- _Exercise goal_
Write out the opening lines of the data word for word, up to and including the line with "var myChart = echarts.init(document.getElementById('main'));", and leave every picture and every later line out.

# Start of Recorded information

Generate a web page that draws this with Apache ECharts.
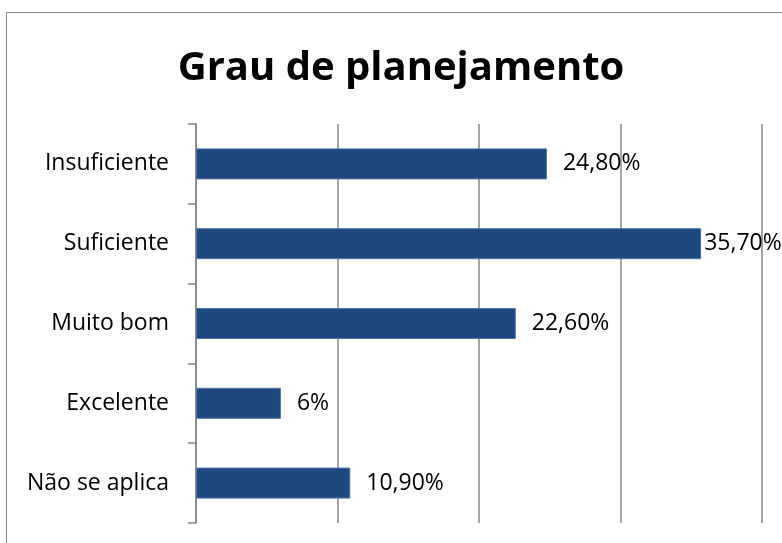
<!DOCTYPE html>
<html>
<head>
<meta charset="utf-8">
<script src="https://cdn.jsdelivr.net/npm/echarts@6/dist/echarts.min.js"></script>
<style>
  html, body { margin: 0; padding: 0; background: #fff; }
  #main { width: 782px; height: 543px; }
</style>
</head>
<body>
<div id="main"></div>
<script>
// dados do gráfico (de baixo para cima no eixo)
var categorias = ['Não se aplica', 'Excelente', 'Muito bom', 'Suficiente', 'Insuficiente'];
var valores    = [10.9, 6, 22.6, 35.7, 24.8];
var rotulos    = ['10,90%', '6%', '22,60%', '35,70%', '24,80%'];

var myChart = echarts.init(document.getElementById('main'));

// o rótulo da barra maior fica colado na barra (como no original)
var dados = valores.map(function (v) {
    var item = { value: v };
    if (v === Math.max.apply(null, valores)) {
        item.label = { distance: 3 };
    }
    return item;
});

var option = {
    backgroundColor: '#fff',
    animation: false,
    title: {
        text: 'Grau de planejamento',
        left: 396,
        textAlign: 'center',
        top: 44,
        textStyle: {
            color: '#000',
            fontFamily: 'Open Sans',
            fontWeight: 'bold',
            fontSize: 40
        }
    },
    graphic: [{
        type: 'rect',
        shape: { x: 6.5, y: 12.5, width: 800, height: 600 },
        style: { fill: 'none', stroke: '#878787', lineWidth: 1 },
        silent: true
    }],
    grid: {
        left: 196,
        right: 20,
        top: 124,
        bottom: 20
    },
    xAxis: {
        type: 'value',
        min: 0,
        max: 40,
        interval: 10,
        axisLabel: { show: false },
        axisLine: { show: false },
        axisTick: { show: false },
        splitLine: { show: true, lineStyle: { color: '#878787', width: 1.5 } }
    },
    yAxis: {
        type: 'category',
        data: categorias,
        axisLine: { show: true, lineStyle: { color: '#878787', width: 1.5 } },
        axisTick: { show: true, length: 8, lineStyle: { color: '#878787', width: 1.5 } },
        axisLabel: {
            color: '#000',
            fontFamily: 'Open Sans',
            fontSize: 23,
            margin: 27
        }
    },
    series: [{
        type: 'bar',
        data: dados,
        barWidth: 31,
        itemStyle: {
            color: '#1F497D',
            borderColor: '#4A74A8',
            borderWidth: 1
        },
        label: {
            show: true,
            position: 'right',
            distance: 16,
            color: '#000',
            fontFamily: 'Open Sans',
            fontSize: 23,
            formatter: function (p) { return rotulos[p.dataIndex]; }
        }
    }]
};
myChart.setOption(option);
</script>
</body>
</html>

# End of Recorded information

- _Solution_
Generate a web page that draws this with Apache ECharts.
<!DOCTYPE html>
<html>
<head>
<meta charset="utf-8">
<script src="https://cdn.jsdelivr.net/npm/echarts@6/dist/echarts.min.js"></script>
<style>
  html, body { margin: 0; padding: 0; background: #fff; }
  #main { width: 782px; height: 543px; }
</style>
</head>
<body>
<div id="main"></div>
<script>
// dados do gráfico (de baixo para cima no eixo)
var categorias = ['Não se aplica', 'Excelente', 'Muito bom', 'Suficiente', 'Insuficiente'];
var valores    = [10.9, 6, 22.6, 35.7, 24.8];
var rotulos    = ['10,90%', '6%', '22,60%', '35,70%', '24,80%'];

var myChart = echarts.init(document.getElementById('main'));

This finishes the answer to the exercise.